How Weight Watchers Rallied Amid Disruptive Technologies

Let’s be honest, failure is how you improve. Maurice Herrera, SVP, Head of Marketing of Weight Watchers International, Inc. failed, but he knows it’s not if you’re going to fail, but how you react when you do.

After a campaign fell flat, new subscriptions went down and it was time for him to be agile. Herrera knew that what got Weight Watchers to that point may not be the right approach to get it to the next level. He took the following steps:

  1. Establish collaborative partnerships
  2. Interrogated what worked in the past
  3. Conducted extensive research to identify consumers truths
  4. Launched consumer-centric innovation
  5. Enrolled our members to help inspire action

Key insights

  1. Inspire hope and belief
  2. Strike the right balance between aspiration and relatability
  3. Holistic approach to health and wellness

Reinventing the Role of the Modern CMO

Antonio Lucio, Chief Marketing and Communications Officer at HP, declared that today’s marketers spend too much time discussing and not enough time showcasing. As a result, the marketing function has become too internally focused.

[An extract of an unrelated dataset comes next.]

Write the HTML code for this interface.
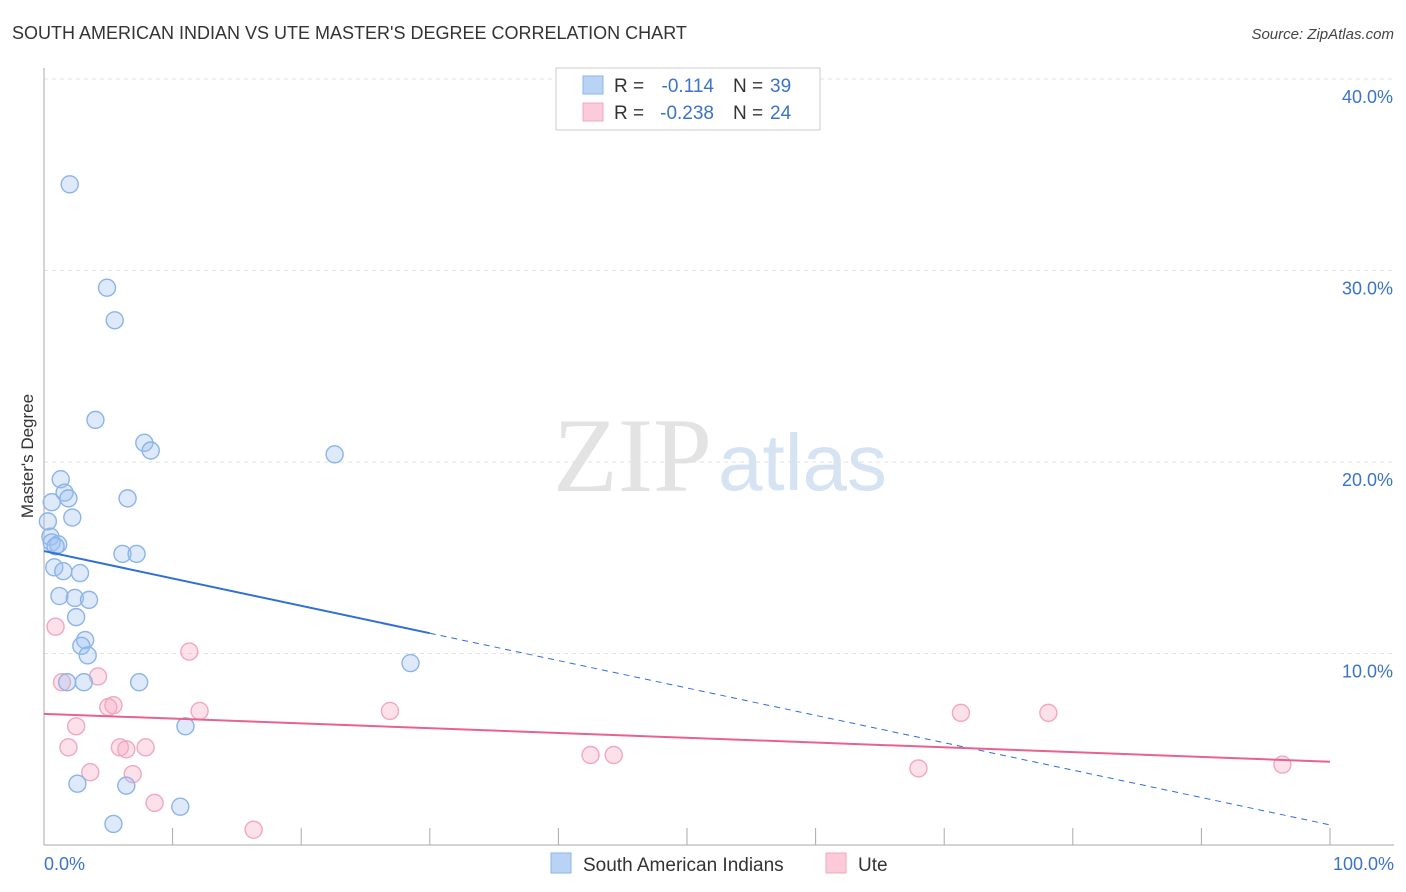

To bring marketing back to the revenue driving function, Lucio believes marketers need to be business people first and marketers second. Successful marketers need to know the business goals and have seamless integration between product and brand. The more relegated you become from the business the more of an island you become and you’ll never get a seat at the table that way.

We must own corporate issues that make an impact in the industry and communities and hold integrated points of view. We need public score cards to track our progress on diversity and social issues. This is the only way the industry will make sustainable progress once and for all.